Sometimes we are tempted to wish we did not have temptations. We think that if we could only get rid of our temptations we would be better people and lead more virtuous Christian lives. We tend to complain about our temptations instead of figuring out what to do with them.
Temptations are a part of everyone’s life. The Gospels show us that even Jesus was tempted. Unlike us, he did not complain about having temptations. Instead, he acknowledged he had them and then he did the opposite. In the Gospel of Luke, he was tempted to enjoy the instant satisfaction of eating when he was really hungry and he did the opposite. He stayed hungry so that he would know his need for his heavenly Father. In the temptation to amass great power he did the opposite and said all he needed was his Father. Tempted to call for a dramatic rescue by the angels he did the opposite and told Satan to not even go there because he knew without a doubt that he was cared for (Luke 4:1-13).

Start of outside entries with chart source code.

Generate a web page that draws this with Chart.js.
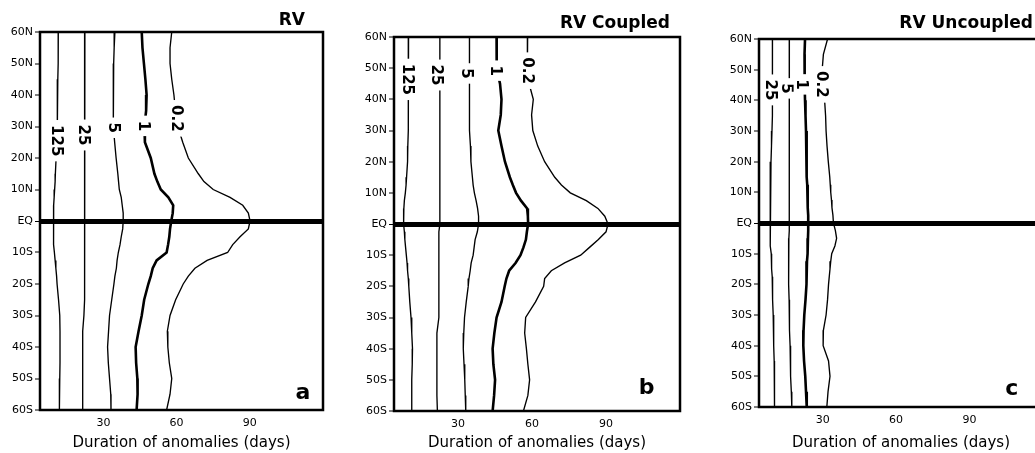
<!DOCTYPE html>
<html>
<head>
<meta charset="utf-8">
<script src="https://cdn.jsdelivr.net/npm/chart.js@4.4.1/dist/chart.umd.min.js"></script>
<style>
  html, body { margin: 0; padding: 0; background: #fff; overflow: hidden; }
  body { width: 1035px; height: 453px; position: relative; }
  canvas { position: absolute; top: 0; }
</style>
</head>
<body>
<canvas id="chartA" width="345" height="453" style="left:0px"></canvas>
<canvas id="chartB" width="345" height="453" style="left:350px"></canvas>
<canvas id="chartC" width="400" height="453" style="left:700px"></canvas>
<script>
// latitude (deg, N positive) at which each contour was read
const lats = [60, 55, 50, 45, 40, 35, 30, 25, 20, 15, 12.5, 10, 7.5, 5, 2.5, 0,
  -2.5, -5, -7.5, -10, -12.5, -15, -17.5, -20, -25, -30, -35, -40, -45, -50, -55, -60];

const xTickValues = [30, 60, 90];
const xTickLabels = ['30', '60', '90'];
const yTickValues = [60, 50, 40, 30, 20, 10, 0, -10, -20, -30, -40, -50, -60];
const yTickLabels = ['60N', '50N', '40N', '30N', '20N', '10N', 'EQ', '10S', '20S', '30S', '40S', '50S', '60S'];

// panel a: RV  (duration in days where each contour sits)
const a125 = [11.5, 11.5, 11.4, 11.3, 11.2, 11.1, 11.0, 10.8, 10.6, 10.3, 10.2, 10.0, 9.8, 9.6, 9.5, 9.5,
  9.5, 9.6, 9.7, 9.9, 10.2, 10.5, 10.8, 11.0, 11.6, 12.1, 12.2, 12.2, 12.2, 12.1, 12.0, 11.9];
const a25 = [22.4, 22.4, 22.4, 22.4, 22.4, 22.4, 22.4, 22.4, 22.3, 22.3, 22.3, 22.3, 22.3, 22.2, 22.2, 22.2,
  22.2, 22.2, 22.2, 22.2, 22.2, 22.2, 22.2, 22.2, 22.2, 22.0, 21.5, 21.5, 21.5, 21.5, 21.5, 21.5];
const a5 = [34.7, 34.4, 34.2, 34.0, 34.0, 34.0, 34.2, 34.6, 35.2, 35.9, 36.2, 36.5, 37.3, 37.7, 38.1, 38.1,
  37.9, 37.3, 36.8, 36.1, 35.6, 35.3, 34.7, 34.3, 33.4, 32.5, 32.1, 31.7, 32.0, 32.5, 33.0, 33.1];
const a1 = [45.7, 46.0, 46.6, 47.2, 47.7, 47.5, 46.8, 47.0, 49.4, 50.9, 52.1, 53.5, 56.6, 58.6, 58.4, 57.8,
  57.3, 57.0, 56.5, 55.9, 51.8, 50.2, 49.4, 48.4, 46.7, 45.7, 44.4, 43.2, 43.4, 43.9, 44.0, 43.6];
const a02 = [58.0, 57.3, 57.3, 58.0, 58.9, 59.5, 60.5, 62.5, 64.8, 68.9, 71.2, 75.0, 81.9, 87.1, 89.4, 90.1,
  89.4, 86.0, 83.0, 80.9, 72.5, 67.5, 64.8, 62.7, 59.6, 57.3, 56.2, 56.4, 57.0, 58.0, 57.3, 55.9];

// panel b: RV Coupled
const b125 = [9.9, 9.9, 9.8, 9.8, 9.8, 9.8, 9.7, 9.6, 9.5, 9.1, 8.9, 8.6, 8.2, 8.0, 7.9, 7.9,
  8.2, 8.4, 8.7, 9.0, 9.3, 9.5, 9.8, 10.0, 10.4, 10.9, 11.2, 11.5, 11.4, 11.2, 11.2, 11.2];
const b25 = [22.6, 22.6, 22.6, 22.6, 22.6, 22.6, 22.6, 22.6, 22.6, 22.6, 22.6, 22.6, 22.6, 22.6, 22.6, 22.6,
  22.2, 22.2, 22.2, 22.2, 22.2, 22.2, 22.2, 22.2, 22.2, 22.2, 21.4, 21.4, 21.4, 21.4, 21.4, 21.6];
const b5 = [34.6, 34.6, 34.5, 34.5, 34.6, 34.7, 34.8, 35.0, 35.2, 35.8, 36.1, 36.6, 37.3, 37.9, 38.3, 38.3,
  37.8, 36.9, 36.5, 36.1, 35.3, 34.9, 34.4, 34.1, 33.3, 32.6, 32.3, 32.1, 32.4, 32.7, 32.9, 33.1];
const b1 = [45.6, 45.6, 45.7, 47.0, 47.6, 47.3, 46.3, 47.6, 49.0, 51.0, 52.2, 53.5, 55.5, 58.0, 58.3, 58.4,
  57.9, 57.5, 56.5, 55.3, 53.3, 50.7, 49.6, 48.9, 47.6, 45.6, 44.7, 44.0, 44.3, 45.0, 44.6, 44.0];
const b02 = [58.2, 58.0, 58.2, 58.8, 60.5, 59.8, 60.3, 62.3, 65.1, 69.2, 71.9, 75.5, 82.0, 86.7, 89.5, 90.8,
  90.0, 86.9, 83.3, 79.7, 73.2, 67.8, 65.1, 64.7, 61.4, 57.4, 57.0, 57.7, 58.3, 59.0, 58.3, 56.5];

// panel c: RV Uncoupled
const c25 = [9.5, 9.5, 9.5, 9.5, 9.5, 9.4, 9.3, 9.1, 8.9, 8.7, 8.6, 8.5, 8.5, 8.5, 8.5, 8.5,
  8.6, 8.7, 8.8, 9.0, 9.1, 9.2, 9.4, 9.5, 9.6, 9.8, 9.9, 10.1, 10.2, 10.2, 10.3, 10.5];
const c5 = [16.4, 16.4, 16.4, 16.4, 16.4, 16.4, 16.4, 16.3, 16.3, 16.3, 16.3, 16.3, 16.4, 16.4, 16.4, 16.4,
  16.3, 16.2, 16.2, 16.1, 16.0, 16.0, 16.1, 16.2, 16.3, 16.4, 16.5, 16.7, 16.8, 17.0, 17.2, 17.4];
const c1 = [22.8, 22.6, 22.6, 22.7, 22.8, 23.0, 23.2, 23.3, 23.5, 23.6, 23.7, 23.8, 23.9, 24.0, 24.1, 24.1,
  24.1, 24.0, 23.9, 23.8, 23.6, 23.5, 23.4, 23.3, 23.0, 22.5, 22.2, 22.1, 22.4, 22.9, 23.2, 23.5];
const c02 = [32.0, 30.3, 29.8, 30.0, 30.8, 31.2, 31.4, 31.8, 32.3, 32.9, 33.1, 33.3, 33.6, 33.8, 34.2, 34.4,
  35.2, 35.7, 35.0, 33.7, 33.3, 33.0, 32.7, 32.4, 32.0, 31.4, 30.3, 30.2, 32.4, 33.0, 32.2, 31.7];

// contour labels: text, and where each sits (days, latitude)
const levelsAB = ['125', '25', '5', '1', '0.2'];
const levelsC = ['25', '5', '1', '0.2'];
const aLabelDays = [10.6, 21.5, 34.0, 46.3, 59.5];
const aLabelLats = [25.5, 27.3, 29.6, 30.2, 32.6];
const bLabelDays = [9.1, 20.8, 33.0, 45.0, 57.7];
const bLabelLats = [46.4, 47.8, 48.3, 49.2, 49.2];
const cLabelDays = [8.3, 14.8, 21.0, 29.2];
const cLabelLats = [43.4, 43.9, 45.2, 45.2];

const panelDecor = {
  id: 'panelDecor',
  afterDatasetsDraw(chart, args, o) {
    const { ctx, chartArea: ca, scales: { x, y } } = chart;
    ctx.save();
    // contour labels, rotated, with a gap cut in the line
    ctx.font = 'bold 15px "DejaVu Sans"';
    ctx.textAlign = 'center';
    ctx.textBaseline = 'middle';
    o.levels.forEach((txt, i) => {
      const w = ctx.measureText(txt).width;
      ctx.save();
      ctx.translate(x.getPixelForValue(o.labelDays[i]), y.getPixelForValue(o.labelLats[i]));
      ctx.rotate(Math.PI / 2);
      ctx.fillStyle = '#fff';
      ctx.fillRect(-w / 2 - 5, -7, w + 10, 14);
      ctx.fillStyle = '#000';
      ctx.fillText(txt, 0, 0);
      ctx.restore();
    });
    // frame
    ctx.lineWidth = 2.5;
    ctx.strokeStyle = '#000';
    ctx.strokeRect(ca.left, ca.top, ca.right - ca.left, ca.bottom - ca.top);
    // panel title
    ctx.fillStyle = '#000';
    ctx.font = 'bold 17px "DejaVu Sans"';
    ctx.textAlign = 'right';
    ctx.textBaseline = 'alphabetic';
    ctx.fillText(o.title, ca.right + o.titleDx, o.titleY);
    // panel letter
    ctx.font = 'bold 22px "DejaVu Sans"';
    ctx.textAlign = 'center';
    ctx.textBaseline = 'middle';
    ctx.fillText(o.letter, x.getPixelForValue(o.letterAt[0]), y.getPixelForValue(o.letterAt[1]));
    ctx.restore();
  }
};

const panels = [
  { id: 'chartA', title: 'RV', letter: 'a', letterAt: [111.8, -54.7], series: [a125, a25, a5, a1, a02],
    levels: levelsAB, labelDays: aLabelDays, labelLats: aLabelLats,
    top: 32, right: 22, yWidth: 40, xHeight: 43, titleDx: -18, titleY: 25 },
  { id: 'chartB', title: 'RV Coupled', letter: 'b', letterAt: [106.5, -52.6], series: [b125, b25, b5, b1, b02],
    levels: levelsAB, labelDays: bLabelDays, labelLats: bLabelLats,
    top: 37, right: 15, yWidth: 44, xHeight: 42, titleDx: -10, titleY: 28 },
  { id: 'chartC', title: 'RV Uncoupled', letter: 'c', letterAt: [107.2, -54.1], series: [c25, c5, c1, c02],
    levels: levelsC, labelDays: cLabelDays, labelLats: cLabelLats,
    top: 39, right: 57, yWidth: 59, xHeight: 46, titleDx: -10, titleY: 28 }
];

const tickFont = { family: 'DejaVu Sans', size: 11 };

panels.forEach(p => {
  new Chart(document.getElementById(p.id), {
    type: 'scatter',
    data: {
      datasets: p.series.map((vals, i) => ({
        label: p.levels[i],
        data: lats.map((lat, j) => ({ x: vals[j], y: lat })),
        showLine: true,
        borderColor: '#000',
        borderWidth: p.levels[i] === '1' ? 2.6 : 1.35,
        pointRadius: 0,
        tension: 0,
        fill: false
      }))
    },
    options: {
      responsive: false,
      animation: false,
      events: [],
      layout: { padding: { left: 0, top: p.top, right: p.right, bottom: 0 } },
      plugins: {
        legend: { display: false },
        tooltip: { enabled: false },
        panelDecor: p
      },
      scales: {
        x: {
          type: 'linear',
          min: 4,
          max: 120,
          afterBuildTicks: ax => { ax.ticks = xTickValues.map(v => ({ value: v })); },
          afterFit: ax => { ax.height = p.xHeight; },
          grid: { display: false, drawTicks: false },
          border: { display: false },
          ticks: {
            padding: 7, color: '#000', font: tickFont, maxRotation: 0, autoSkip: false,
            callback: (v, i) => xTickLabels[i]
          },
          title: {
            display: true, text: 'Duration of anomalies (days)', color: '#000',
            font: { family: 'DejaVu Sans', size: 15 }, padding: { top: 0, bottom: 1 }
          }
        },
        y: {
          type: 'linear',
          min: -60,
          max: 60,
          afterBuildTicks: ax => { ax.ticks = yTickValues.map(v => ({ value: v })); },
          afterFit: ax => { ax.width = p.yWidth; },
          grid: {
            color: '#000',
            lineWidth: c => (c.tick && c.tick.value === 0 ? 5 : 0),
            tickLength: 5,
            tickWidth: 1,
            tickColor: '#000'
          },
          border: { display: false },
          ticks: {
            padding: 2, color: '#000', font: tickFont, autoSkip: false,
            callback: (v, i) => yTickLabels[i]
          }
        }
      }
    },
    plugins: [panelDecor]
  });
});
</script>
</body>
</html>
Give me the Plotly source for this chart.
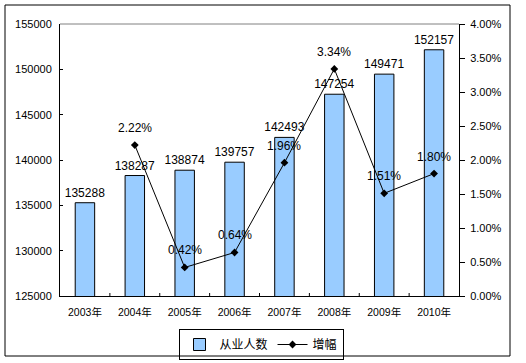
import plotly.graph_objects as go

years = ["2003年", "2004年", "2005年", "2006年", "2007年", "2008年", "2009年", "2010年"]
employees = [135288, 138287, 138874, 139757, 142493, 147254, 149471, 152157]
growth_years = ["2004年", "2005年", "2006年", "2007年", "2008年", "2009年", "2010年"]
growth = [0.0222, 0.0042, 0.0064, 0.0196, 0.0334, 0.0151, 0.0180]
growth_labels = ["2.22%", "0.42%", "0.64%", "1.96%", "3.34%", "1.51%", "1.80%"]
left_ticks = [125000, 130000, 135000, 140000, 145000, 150000, 155000]
right_ticks = [0, 0.005, 0.01, 0.015, 0.02, 0.025, 0.03, 0.035, 0.04]

FONT = "Liberation Sans, Arial, Noto Sans CJK SC, sans-serif"

fig = go.Figure()
fig.add_trace(go.Bar(
    x=years, y=employees, name="从业人数",
    marker=dict(color="#99CCFF", line=dict(color="black", width=1)),
    text=[str(v) for v in employees], textposition="outside",
    textfont=dict(size=12, color="black", family=FONT),
    constraintext="none",
    cliponaxis=False,
))
fig.add_trace(go.Scatter(
    x=growth_years, y=growth, name="增幅", yaxis="y2",
    mode="lines+markers",
    line=dict(color="black", width=1),
    marker=dict(symbol="diamond", size=6, color="black"),
    cliponaxis=False,
))

W, H = 526, 363
L, R, T, B = 60, 459, 24, 296
pw, ph = R - L, B - T

def px_x(p):
    return (p - L) / pw

def px_y(p):
    return (B - p) / ph

annotations = [
    dict(x=xv, y=yv, xref="x", yref="y2", text=t, showarrow=False,
         yshift=17, yanchor="middle", xanchor="center",
         font=dict(size=12, color="black", family=FONT))
    for xv, yv, t in zip(growth_years, growth, growth_labels)
]

fig.update_layout(
    width=W, height=H,
    margin=dict(l=L, r=W - R, t=T, b=H - B, pad=0, autoexpand=False),
    paper_bgcolor="white", plot_bgcolor="white",
    font=dict(family=FONT, color="black", size=11),
    bargap=0.61,
    showlegend=True,
    legend=dict(
        orientation="h", x=px_x(261), xanchor="center", y=px_y(329), yanchor="top",
        bordercolor="black", borderwidth=1, font=dict(size=12, family=FONT),
        bgcolor="rgba(255,255,255,0)", tracegroupgap=0,
    ),
    xaxis=dict(
        type="category", categoryorder="array", categoryarray=years,
        showline=True, linecolor="black", linewidth=1, mirror=False,
        ticks="", tickfont=dict(size=10.5), showgrid=False,
        ticklabelstandoff=6, automargin=False,
    ),
    yaxis=dict(
        range=[125000, 155000], tickvals=left_ticks,
        ticktext=[str(v) for v in left_ticks],
        showline=True, linecolor="black", linewidth=1,
        showgrid=False, zeroline=False, ticks="inside", ticklen=3, tickcolor="black",
        tickfont=dict(size=11), ticklabelstandoff=5, automargin=False,
    ),
    yaxis2=dict(
        overlaying="y", side="right", range=[0, 0.04], tickvals=right_ticks,
        ticktext=[f"{v*100:.2f}%" for v in right_ticks],
        showline=True, linecolor="black", linewidth=1,
        showgrid=False, zeroline=False, ticks="outside", ticklen=5, tickcolor="black",
        tickfont=dict(size=11), ticklabelstandoff=3, automargin=False,
    ),
    annotations=annotations,
    shapes=[
        dict(type="line", xref="paper", yref="paper", x0=0, x1=1, y0=1, y1=1,
             line=dict(color="#808080", width=1)),
        dict(type="rect", xref="paper", yref="paper",
             x0=px_x(5), x1=px_x(510), y0=px_y(356), y1=px_y(5),
             line=dict(color="black", width=1), layer="below"),
    ] + [
        dict(type="line", xref="x", yref="paper", x0=i + 0.5, x1=i + 0.5,
             y0=0, y1=3 / ph, line=dict(color="black", width=1))
        for i in range(len(years) - 1)
    ],
)

fig.write_html(
    "out.html",
    config={"displayModeBar": False},
    post_script="document.body.style.margin='0';document.body.style.overflow='hidden';",
)
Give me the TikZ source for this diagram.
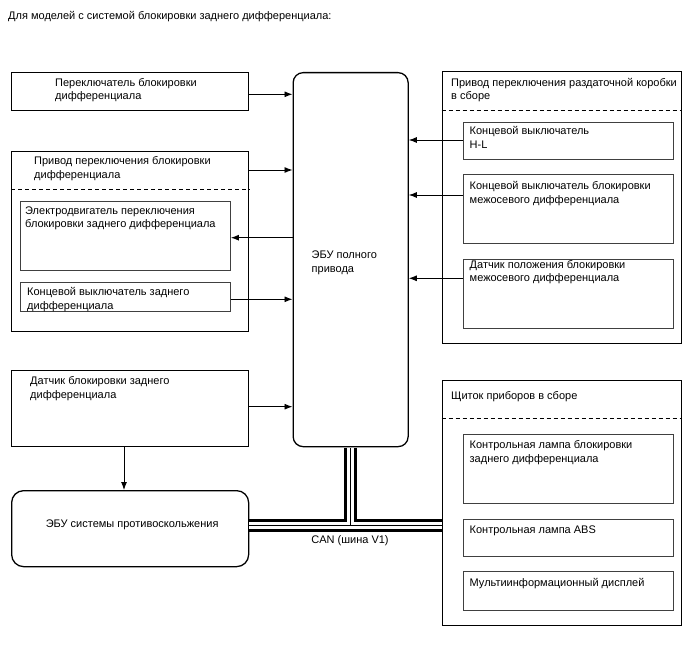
\documentclass[tikz,border=0pt]{standalone}
\usepackage{fontspec}
\setmainfont{Liberation Sans}
\usetikzlibrary{arrows.meta}
\begin{document}
\begin{tikzpicture}[x=1pt,y=-1pt,
  outer/.style={draw=black,line width=1.3pt,minimum width=#1,inner sep=0pt,anchor=north west},
  inner/.style={draw=black!75,line width=0.9pt,inner sep=0pt,anchor=north west},
  rbox/.style={draw=black,line width=1.3pt,rounded corners=10pt,inner sep=0pt,anchor=north west},
  lbl/.style={anchor=north west,inner sep=0pt,align=left,font=\fontsize{11}{13.5}\selectfont},
  arr/.style={line width=0.9pt,-{Latex[length=8pt,width=6pt]}},
  dsh/.style={line width=0.8pt,dash pattern=on 4pt off 3pt}]
\useasboundingbox (0,0) rectangle (688,658);
% title
\node[lbl] (title) at (8,11.5) {Для моделей с системой блокировки заднего дифференциала:};
% left column
\node[outer=237pt,minimum height=38pt] (a) at (11,72) {};
\node[lbl] (at) at (55,78) {Переключатель блокировки\\дифференциала};
\node[outer=237pt,minimum height=180pt] (b) at (11,151) {};
\node[lbl] (bt) at (34,156.5) {Привод переключения блокировки\\дифференциала};
\draw[dsh] (b.west |- 0,189) -- (b.east |- 0,189);
\node[inner,minimum width=210pt,minimum height=69pt] (b1) at (20,201) {};
\node[lbl] (b1t) at (25,206.5) {Электродвигатель переключения\\блокировки заднего дифференциала};
\node[inner,minimum width=210pt,minimum height=29pt] (b2) at (20,281.5) {};
\node[lbl] (b2t) at (27,287.5) {Концевой выключатель заднего\\дифференциала};
\node[outer=237pt,minimum height=76pt] (c) at (11,370) {};
\node[lbl] (ct) at (30,376.5) {Датчик блокировки заднего\\дифференциала};
\node[rbox,minimum width=237pt,minimum height=76pt,rounded corners=12pt] (abs) at (11,490) {};
\node[inner sep=0pt,font=\fontsize{11}{13.5}\selectfont] (abst) at ([xshift=2pt,yshift=4pt]abs.center) {ЭБУ системы противоскольжения};
% ECU
\node[rbox,minimum width=115pt,minimum height=374pt] (ecu) at (292.5,72) {};
\node[lbl] (ecut) at (311.5,251) {ЭБУ полного\\привода};
% right column
\node[outer=239pt,minimum height=272pt] (d) at (441.5,71) {};
\node[lbl] (dt) at (451,78) {Привод переключения раздаточной коробки\\в сборе};
\draw[dsh] (d.west |- 0,110) -- (d.east |- 0,110);
\node[inner,minimum width=210pt,minimum height=37.5pt] (d1) at (462.5,122) {};
\node[lbl] (d1t) at (469.5,126.5) {Концевой выключатель\\H-L};
\node[inner,minimum width=210pt,minimum height=68.5pt] (d2) at (462.5,174.3) {};
\node[lbl] (d2t) at (469.5,181.5) {Концевой выключатель блокировки\\межосевого дифференциала};
\node[inner,minimum width=210pt,minimum height=68.5pt] (d3) at (462.5,259) {};
\node[lbl] (d3t) at (469.5,260) {Датчик положения блокировки\\межосевого дифференциала};
\node[outer=239pt,minimum height=245pt] (e) at (441.5,380) {};
\node[lbl] (et) at (451,391.5) {Щиток приборов в сборе};
\draw[dsh] (e.west |- 0,418) -- (e.east |- 0,418);
\node[inner,minimum width=210pt,minimum height=68.5pt] (e1) at (462.5,434) {};
\node[lbl] (e1t) at (469.5,440.5) {Контрольная лампа блокировки\\заднего дифференциала};
\node[inner,minimum width=210pt,minimum height=37.5pt] (e2) at (462.5,518.5) {};
\node[lbl] (e2t) at (469.5,525.5) {Контрольная лампа ABS};
\node[inner,minimum width=210pt,minimum height=38.5pt] (e3) at (462.5,571) {};
\node[lbl] (e3t) at (469.5,578) {Мультиинформационный дисплей};
% connectors
\draw[arr] (a.east |- 0,94.3) -- (ecu.west |- 0,94.3);
\draw[arr] (b.east |- 0,170) -- (ecu.west |- 0,170);
\draw[arr] (ecu.west |- 0,237.7) -- (b1.east |- 0,237.7);
\draw[arr] (b2.east |- 0,299.3) -- (ecu.west |- 0,299.3);
\draw[arr] (c.east |- 0,406.7) -- (ecu.west |- 0,406.7);
\draw[arr] (c.south -| 124,0) -- (abs.north -| 124,0);
\draw[arr] (d1.west |- 0,140) -- (ecu.east |- 0,140);
\draw[arr] (d2.west |- 0,195) -- (ecu.east |- 0,195);
\draw[arr] (d3.west |- 0,278.3) -- (ecu.east |- 0,278.3);
% CAN bus
\coordinate (j) at (ecu.south |- 0,525.5);
\foreach \w/\c in {13/black,7/white,1.4/black}{
  \draw[line width=\w pt,\c] ([yshift=-0.7pt]ecu.south) -- (j);
  \draw[line width=\w pt,\c] (abs.east |- j) -- (e.west |- j);
}
\node[inner sep=0pt,font=\fontsize{11}{13.5}\selectfont] (can) at (350,541) {CAN (шина V1)};
\end{tikzpicture}
\end{document}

In the Act of Contrition we say we will avoid the near occasion of sin. Rather than seeing temptations as near occasions of sin, Jesus teaches us to see temptations as near occasions of grace. We do this by doing what he did. We name the temptation and then do the opposite. For example, when tempted to speak ill of someone, do the opposite and say something nice. Facing the temptation of being unfaithful to someone, do the opposite and shower the person with love. When stealing something from work looks so harmless, do the opposite and work some extra time without expecting compensation. An imminent lie can turn into speaking the truth. Teenagers who are tempted to come home late can do the opposite and arrive home early. With society’s temptation to lay all the blame for social problems on immigrants, we can do the opposite and learn something from them about family values and sacrifice.
The current war in Ukraine reminds us that acts of aggression usually escalate and can cause terrible suffering in the lives of innocent people. When tempted to attack someone with our words our actions, we can do the opposite and practice restraint in the interest of preventing inflicting harm on others.
As Jesus did, every day we can turn temptations from being near occasions of sin into being near occasions of grace by doing the opposite.